BEVERLY HILLS (AP) — Dan Harmon hopes he never needs a backup plan outside of Hollywood because he's "a terrible dish washer and a terrible lover and a terrible pet owner."
That's why when the brass at Sony Pictures Television and NBC were willing to bring him back on as showrunner for the fifth season of "Community" it was a no brainer.
"If I had not gone back, the worst case scenario was 30 years of wondering," said Harmon on Wednesday during the summer Television Critics Association press tour in Beverly Hills, Calif.
Harmon was let go from the show after its tumultuous fourth season where he was publicly at odds with both the show's executives and cast member Chevy Chase.
Speaking his mind is a part of Harmon's creative process.

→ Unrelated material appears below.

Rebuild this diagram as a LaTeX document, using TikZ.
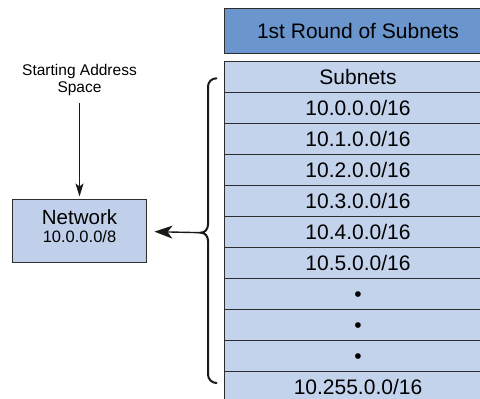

"This is my only recourse, to go to bed at night feeling I did anything of merit. That fills me with emotions that sometimes get expressed in ways you may read about in third hand. Overall it allows me to fail upward."
For someone who loves sitcoms, "Community" has built a cult following for writing that is both outside-the-box and sometimes high-concept, compared to other comedies.
Harmon says even if season five ends up being the last for "Community" he would not be done with the sitcom genre.
"I grew up on network sitcoms. If those are gone when I'm 65-years-old, I would never forgive myself... I grew up watching a box in my living room that made my parents happy.
Harmon talked about his return to the comedy while promoting his new animated series "Rick & Morty" for Adult Swim.
"Rick & Morty" premieres in December. It's about the adventures of a genius inventor and his less intelligent grandson.